Due to the demand for plastic being high, many companies will continue producing plastic products for their consumers to earn profit. We (as consumers) must be aware of the plastic problem, and start doing something about it.

Have you ever wondered where all the plastic stuff we throw away goes? Most of them will be transported to a landfill, where over 90% of them will spend the next hundreds of years to biodegrade.

Fun Fact: Nearly 180,000 trucks are being used to transport garbage each day throughout the United State, driving an average of 25,000 miles per truck each year.

To help solve the plastic pollution problem, we can take several actions:

  1. Use Plastic-Free Products: One effective action to combat plastic pollution is to use plastic-free products. For example, switching from plastic toothbrushes to the alternative version bamboo toothbrushes, we can actively reduce the demand for plastic and encourage sustainable choices.
  2. Reduce Single-Use Plastics: Minimize our use of single-use plastics like plastic bags, water bottles, straws, take-out containers, and any other plastic items that are used once and then discarded, can make a significant contribution to reducing plastic waste.
  3. Proper recycling: This should go without saying, but when you use plastics product that can be recycled, always be sure to recycle them. By ensuring that plastic waste that can be recycled is properly recycled, we can effectively prevent plastics from ending up in the landfill or oceans and reduce the need for new plastic production.
  4. Spread Awareness: Staying informed about plastic pollution issues and educating others about the problem can inspire more people to take action. Consider spreading awareness with your friends, family, and community members for a helping hand.

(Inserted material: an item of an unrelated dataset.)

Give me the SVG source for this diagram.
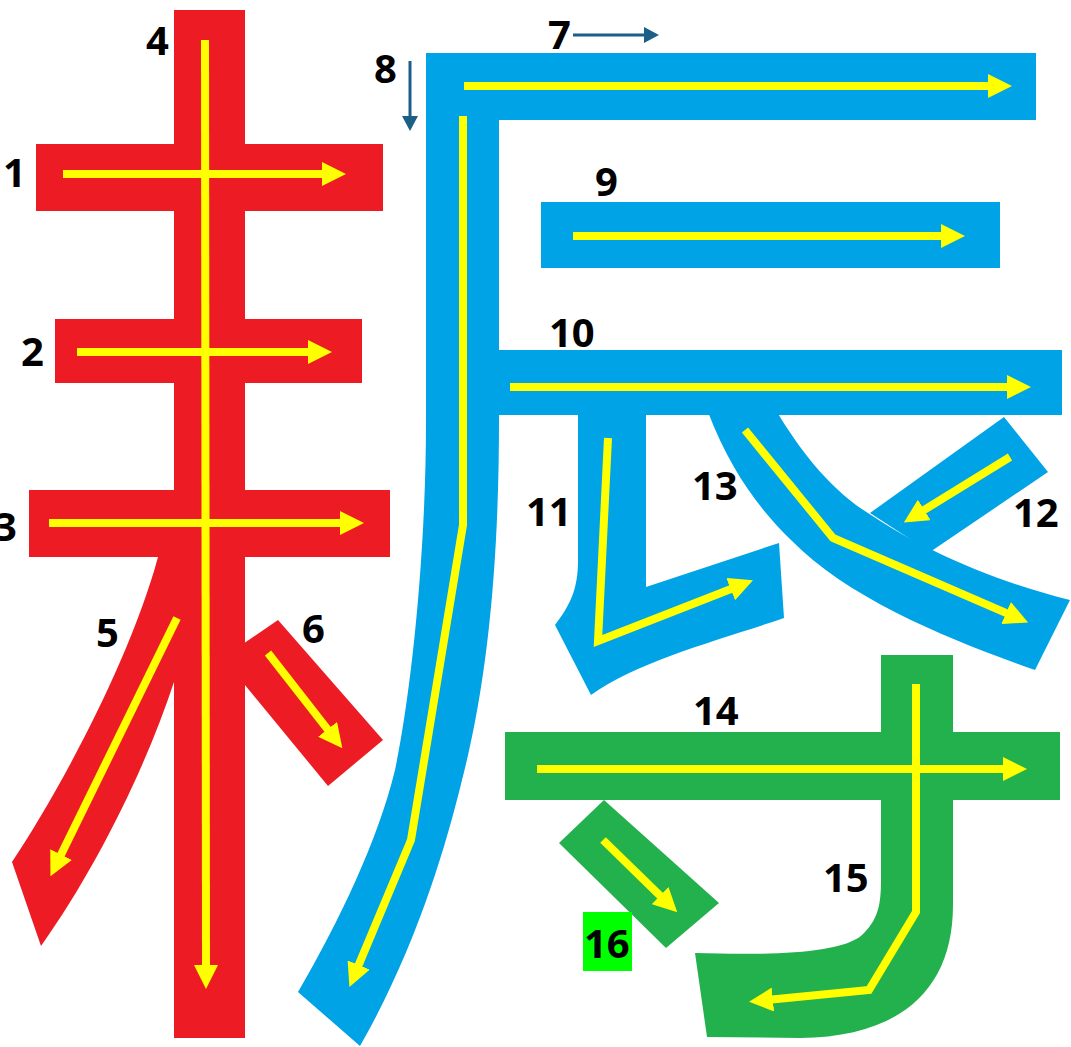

Summary: Solving the plastic pollution problem requires collective effort. By making conscious choices, spreading awareness, promoting recycling, and switching to eco-friendly alternative, we can work towards a cleaner and more sustainable future.

Quick Takeaway

Plastics are versatile materials that can be shaped using heat and pressure. They are known for their lightweight, durable, transparent, and cost-effective nature. Even though plastic play a significant role in our society, it is harmful to our environment.

Plastic also poses risks to both human health and wildlife. Modern plastic never fully biodegrades, it just breaks down into smaller microplastics, where marine life and birds mistake them for food (Study found that we consume about five grams of micro and nanoplastics every week without knowing). These chemicals have been shown to cause a wide range of health effects.

Frequently Asked Questions Relate To This Blog:

Question #1: How plastic are made?

Answer: Plastic is made from petroleum or natural gas. These materials are heated and then combined with other chemicals to create a polymer. Once the polymer is created, it can be molded into a variety of shapes. Some common plastic products include bottles, bags, and toys.

Question #2: How does plastic pollution affect the environment?

Answer: Plastic pollution is a major environmental problem. Plastic can take hundreds of years to break down, pollute our water supply by contaminating it with harmful chemicals, or animals mistake it as food and eat it.

Question #3: What are some ways to reduce my plastic consumption?

Answer: If you're looking for a way to reduce your plastic pollution, I would recommend using a bamboo toothbrush instead of a plastic toothbrush. Bamboo is a renewable resource that grows quickly and requires no pesticides or fertilizers.